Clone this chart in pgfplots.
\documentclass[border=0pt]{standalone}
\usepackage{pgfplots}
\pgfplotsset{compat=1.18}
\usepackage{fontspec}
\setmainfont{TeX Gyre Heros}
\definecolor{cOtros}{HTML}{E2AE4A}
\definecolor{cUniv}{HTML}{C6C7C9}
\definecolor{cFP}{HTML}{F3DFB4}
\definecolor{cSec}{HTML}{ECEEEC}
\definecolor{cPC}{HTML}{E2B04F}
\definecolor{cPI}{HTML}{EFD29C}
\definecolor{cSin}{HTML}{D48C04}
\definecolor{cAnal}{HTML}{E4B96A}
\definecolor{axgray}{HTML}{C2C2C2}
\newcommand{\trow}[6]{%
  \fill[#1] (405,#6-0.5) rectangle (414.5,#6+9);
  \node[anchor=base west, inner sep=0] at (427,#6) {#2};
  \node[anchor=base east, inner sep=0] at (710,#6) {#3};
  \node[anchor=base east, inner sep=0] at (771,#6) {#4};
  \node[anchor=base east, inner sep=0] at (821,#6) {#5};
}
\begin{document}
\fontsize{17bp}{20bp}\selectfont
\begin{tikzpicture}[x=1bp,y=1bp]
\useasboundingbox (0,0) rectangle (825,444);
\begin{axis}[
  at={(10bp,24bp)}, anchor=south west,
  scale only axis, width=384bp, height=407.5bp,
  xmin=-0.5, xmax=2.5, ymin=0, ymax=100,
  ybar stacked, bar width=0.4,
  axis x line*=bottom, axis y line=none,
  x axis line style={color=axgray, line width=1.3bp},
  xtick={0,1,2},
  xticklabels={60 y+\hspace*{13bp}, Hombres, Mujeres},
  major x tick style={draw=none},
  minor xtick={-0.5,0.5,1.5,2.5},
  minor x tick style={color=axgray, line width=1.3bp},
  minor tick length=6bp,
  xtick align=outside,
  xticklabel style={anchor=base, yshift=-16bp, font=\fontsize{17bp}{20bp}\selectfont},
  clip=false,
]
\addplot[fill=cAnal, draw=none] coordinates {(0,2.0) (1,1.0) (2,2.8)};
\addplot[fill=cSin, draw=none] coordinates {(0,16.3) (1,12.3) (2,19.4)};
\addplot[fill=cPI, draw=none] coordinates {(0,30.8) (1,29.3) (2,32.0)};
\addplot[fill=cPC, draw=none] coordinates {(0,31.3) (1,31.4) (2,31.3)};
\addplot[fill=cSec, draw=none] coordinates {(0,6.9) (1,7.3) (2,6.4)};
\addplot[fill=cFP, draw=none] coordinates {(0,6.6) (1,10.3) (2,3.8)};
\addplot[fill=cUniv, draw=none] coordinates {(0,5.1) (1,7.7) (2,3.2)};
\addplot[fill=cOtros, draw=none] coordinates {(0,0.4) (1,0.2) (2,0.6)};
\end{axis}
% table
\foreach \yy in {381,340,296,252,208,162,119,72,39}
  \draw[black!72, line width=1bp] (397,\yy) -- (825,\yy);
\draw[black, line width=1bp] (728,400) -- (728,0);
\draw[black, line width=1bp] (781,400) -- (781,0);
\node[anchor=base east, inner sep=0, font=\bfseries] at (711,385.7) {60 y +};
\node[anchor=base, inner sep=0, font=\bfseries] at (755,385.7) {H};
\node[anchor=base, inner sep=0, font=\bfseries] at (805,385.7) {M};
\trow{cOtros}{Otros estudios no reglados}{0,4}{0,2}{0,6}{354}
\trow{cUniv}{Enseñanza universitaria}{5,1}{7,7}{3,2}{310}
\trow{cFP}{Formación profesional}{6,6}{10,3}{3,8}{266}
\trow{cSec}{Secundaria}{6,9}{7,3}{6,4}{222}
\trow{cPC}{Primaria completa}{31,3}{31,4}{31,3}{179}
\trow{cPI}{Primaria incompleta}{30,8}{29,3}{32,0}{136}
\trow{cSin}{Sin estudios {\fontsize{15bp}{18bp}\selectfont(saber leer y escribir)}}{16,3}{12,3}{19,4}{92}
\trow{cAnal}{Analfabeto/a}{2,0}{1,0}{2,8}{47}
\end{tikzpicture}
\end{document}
+---+
Extract each line from the listing above, please, and repeat it exactly.

PROBLEM SOLUTION →
Clone this chart in pgfplots.
\documentclass[border=0pt]{standalone}
\usepackage{pgfplots}
\pgfplotsset{compat=1.18}
\usepackage{fontspec}
\setmainfont{TeX Gyre Heros}
\definecolor{cOtros}{HTML}{E2AE4A}
\definecolor{cUniv}{HTML}{C6C7C9}
\definecolor{cFP}{HTML}{F3DFB4}
\definecolor{cSec}{HTML}{ECEEEC}
\definecolor{cPC}{HTML}{E2B04F}
\definecolor{cPI}{HTML}{EFD29C}
\definecolor{cSin}{HTML}{D48C04}
\definecolor{cAnal}{HTML}{E4B96A}
\definecolor{axgray}{HTML}{C2C2C2}
\newcommand{\trow}[6]{%
  \fill[#1] (405,#6-0.5) rectangle (414.5,#6+9);
  \node[anchor=base west, inner sep=0] at (427,#6) {#2};
  \node[anchor=base east, inner sep=0] at (710,#6) {#3};
  \node[anchor=base east, inner sep=0] at (771,#6) {#4};
  \node[anchor=base east, inner sep=0] at (821,#6) {#5};
}
\begin{document}
\fontsize{17bp}{20bp}\selectfont
\begin{tikzpicture}[x=1bp,y=1bp]
\useasboundingbox (0,0) rectangle (825,444);
\begin{axis}[
  at={(10bp,24bp)}, anchor=south west,
  scale only axis, width=384bp, height=407.5bp,
  xmin=-0.5, xmax=2.5, ymin=0, ymax=100,
  ybar stacked, bar width=0.4,
  axis x line*=bottom, axis y line=none,
  x axis line style={color=axgray, line width=1.3bp},
  xtick={0,1,2},
  xticklabels={60 y+\hspace*{13bp}, Hombres, Mujeres},
  major x tick style={draw=none},
  minor xtick={-0.5,0.5,1.5,2.5},
  minor x tick style={color=axgray, line width=1.3bp},
  minor tick length=6bp,
  xtick align=outside,
  xticklabel style={anchor=base, yshift=-16bp, font=\fontsize{17bp}{20bp}\selectfont},
  clip=false,
]
\addplot[fill=cAnal, draw=none] coordinates {(0,2.0) (1,1.0) (2,2.8)};
\addplot[fill=cSin, draw=none] coordinates {(0,16.3) (1,12.3) (2,19.4)};
\addplot[fill=cPI, draw=none] coordinates {(0,30.8) (1,29.3) (2,32.0)};
\addplot[fill=cPC, draw=none] coordinates {(0,31.3) (1,31.4) (2,31.3)};
\addplot[fill=cSec, draw=none] coordinates {(0,6.9) (1,7.3) (2,6.4)};
\addplot[fill=cFP, draw=none] coordinates {(0,6.6) (1,10.3) (2,3.8)};
\addplot[fill=cUniv, draw=none] coordinates {(0,5.1) (1,7.7) (2,3.2)};
\addplot[fill=cOtros, draw=none] coordinates {(0,0.4) (1,0.2) (2,0.6)};
\end{axis}
% table
\foreach \yy in {381,340,296,252,208,162,119,72,39}
  \draw[black!72, line width=1bp] (397,\yy) -- (825,\yy);
\draw[black, line width=1bp] (728,400) -- (728,0);
\draw[black, line width=1bp] (781,400) -- (781,0);
\node[anchor=base east, inner sep=0, font=\bfseries] at (711,385.7) {60 y +};
\node[anchor=base, inner sep=0, font=\bfseries] at (755,385.7) {H};
\node[anchor=base, inner sep=0, font=\bfseries] at (805,385.7) {M};
\trow{cOtros}{Otros estudios no reglados}{0,4}{0,2}{0,6}{354}
\trow{cUniv}{Enseñanza universitaria}{5,1}{7,7}{3,2}{310}
\trow{cFP}{Formación profesional}{6,6}{10,3}{3,8}{266}
\trow{cSec}{Secundaria}{6,9}{7,3}{6,4}{222}
\trow{cPC}{Primaria completa}{31,3}{31,4}{31,3}{179}
\trow{cPI}{Primaria incompleta}{30,8}{29,3}{32,0}{136}
\trow{cSin}{Sin estudios {\fontsize{15bp}{18bp}\selectfont(saber leer y escribir)}}{16,3}{12,3}{19,4}{92}
\trow{cAnal}{Analfabeto/a}{2,0}{1,0}{2,8}{47}
\end{tikzpicture}
\end{document}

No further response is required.